Optimizing latency and throughput of application workflows on clusters

https://doi.org/10.1016/j.parco.2010.05.003Get rights and content

Abstract

Scheduling, in many application domains, involves optimization of multiple performance metrics. For example, application workflows with real-time constraints have strict throughput requirements and also desire a low latency or response time. In this paper, we present a novel algorithm for the scheduling of workflows that act on a stream of input data. Our algorithm focuses on the two performance metrics, latency and throughput, and minimizes the latency of workflows while satisfying strict throughput requirements. We also describe steps to use the above approach to solve the problem of meeting latency requirements while maximizing throughput. We leverage pipelined, task and data parallelism in a coordinated manner to meet these objectives and investigate the benefit of task duplication in alleviating communication overheads in the pipelined schedule for different workflow characteristics. The proposed algorithm is designed for a realistic bounded multi-port communication model, where each processor can simultaneously communicate with at most k distinct processors. Experimental evaluation using synthetic benchmarks as well as those derived from real applications shows that our algorithm consistently produces lower latency schedules that meet throughput requirements, even when previously proposed schemes fail.

Introduction

Data-analysis steps in a wide range of applications [1], [2], [3] can be expressed as workflows that operate on a stream of input data—tasks in the workflow repeatedly receive input data items from their predecessors, compute on them, and write the output to their successors. Efficient execution of such workflows is gauged by two metrics: latency and throughput. Latency is the time to process an individual data item through the workflow, while throughput is a measure of the aggregate rate of processing of data. It is often desirable to optimize on one of the metrics while meeting the requirements of the other metric. Applications with real-time constraints, for example, can have strict throughput requirements and desire low latency, whereas interactive query processing may have strict latency constraints and desire a high aggregate query processing rate. To be able to meet requirements and minimize resource usage is also important especially in settings such as Supercomputer centers where resources (e.g., a compute cluster) have an associated cost and are contended for by multiple clients.

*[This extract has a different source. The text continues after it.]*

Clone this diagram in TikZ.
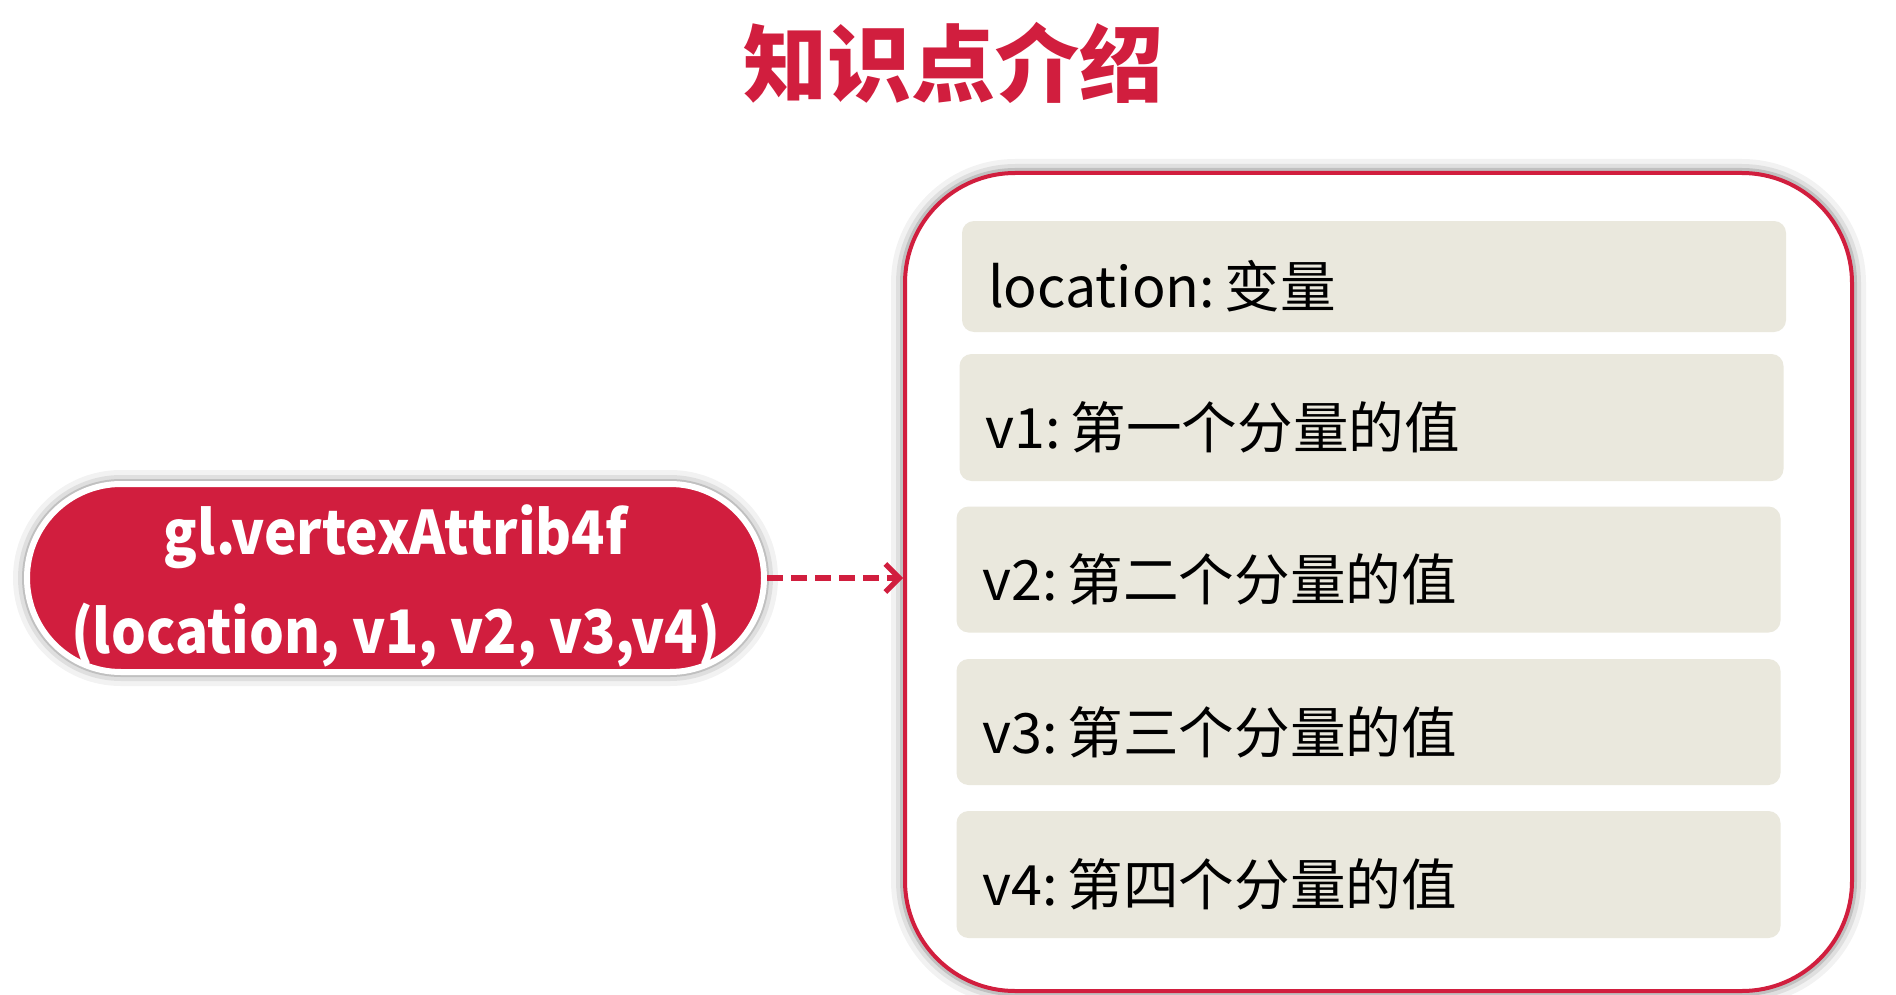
\documentclass[tikz,border=0pt]{standalone}
\usepackage{fontspec}
\setmainfont{Noto Sans CJK SC}
\newfontfamily\narrowfont[FakeStretch=0.915]{Noto Sans CJK SC}
\usetikzlibrary{arrows.meta}
\definecolor{accent}{RGB}{209,30,62}
\definecolor{panel}{RGB}{234,232,221}
\newcommand{\gap}{\hspace{0.18em}}
\begin{document}
\begin{tikzpicture}[x=0.5pt,y=-0.5pt,
  softshadow/.style={
    preaction={draw=black,opacity=0.05,line width=14pt},
    preaction={draw=black,opacity=0.08,line width=9pt},
    preaction={draw=black,opacity=0.14,line width=5pt}},
  pill/.style={fill=accent,draw=white,line width=3pt,rounded corners=47pt,
    minimum width=368.5pt,minimum height=94pt,inner sep=0pt,softshadow},
  pilltext/.style={align=center,inner sep=0pt,text=white,
    font=\narrowfont\bfseries\fontsize{30}{49.5}\selectfont},
  outerbox/.style={fill=white,draw=accent,line width=2pt,rounded corners=55pt,
    minimum width=473.5pt,minimum height=409pt,softshadow},
  row/.style={fill=panel,rounded corners=6pt,minimum width=412pt,
    text width=386pt,inner xsep=13pt,inner ysep=0pt,align=left,
    text height=31pt,text depth=0pt,
    font=\fontsize{27.8}{32}\selectfont},
  link/.style={draw=accent,line width=2.6pt,dash pattern=on 8pt off 4pt,
    -{Straight Barb[length=7pt,width=14pt]}}]
\useasboundingbox (0,0) rectangle (1896,995);

% heading
\node[text=accent,font=\bfseries\fontsize{42}{50}\selectfont] (title) at (953,63) {知识点介绍};

% function call
\node[pill] (func) at (395.5,578) {};
\node[pilltext] (functext) at (395.5,586) {gl.vertexAttrib4f\\(location, v1, v2, v3,v4)};

% parameter panel
\node[outerbox] (outer) at (1378.5,582) {};
\node[row,minimum height=55.5pt] (r1) at (1374,276.5) {location:\gap 变量};
\node[row,minimum height=63.5pt] (r2) at (1371.5,417.5) {v1:\gap 第一个分量的值};
\node[row,minimum height=63pt]   (r3) at (1368.5,569.5) {v2:\gap 第二个分量的值};
\node[row,minimum height=63pt]   (r4) at (1368.5,722) {v3:\gap 第三个分量的值};
\node[row,minimum height=63.5pt] (r5) at (1368.5,874.5) {v4:\gap 第四个分量的值};

% connector
\draw[link] (func.east) -- (func.east -| outer.west);
\end{tikzpicture}
\end{document}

This paper presents a novel approach for the scheduling of streaming workflows on a cluster machine such that the resulting schedule meets throughput and latency requirements. We integrate the algorithms presented in our previous work [4], [5] and include more extensive analysis and proofs. Our algorithm optimizes latency of streaming workflows while meeting throughput requirements. We also describe how the above approach can be applied to maximize throughput while meeting latency requirements.

Our algorithm employs pipelined-, task- and data-parallelism in an integrated manner to meet the above described performance goals. Throughput requirements are satisfied by leveraging pipelined parallelism and through intelligent clustering, duplication and/or replication of tasks. Pipelined-parallelism is the concurrent execution of dependent tasks that operate on different instances of the input data stream, while data-parallelism is the concurrent processing of multiple data items by replicas of a task. Latency is minimized by exploiting task-parallelism, which is the concurrent execution of independent tasks or task-clusters on the same instance of the data stream, and minimizing communication costs along the critical path of the task graph through duplication and clustering. Here, duplication refers to the redundant allocation of tasks, working on the same data item, to multiple processors, and clustering refers to mapping of two or more communicating task to the same processor to avoid expensive communications. We employ a flexible k-port communication model, where each processor can communicate with at most k distinct processors simultaneously. The value of k is determined by the ratio of the network-card capacity on a processor and the link capacity.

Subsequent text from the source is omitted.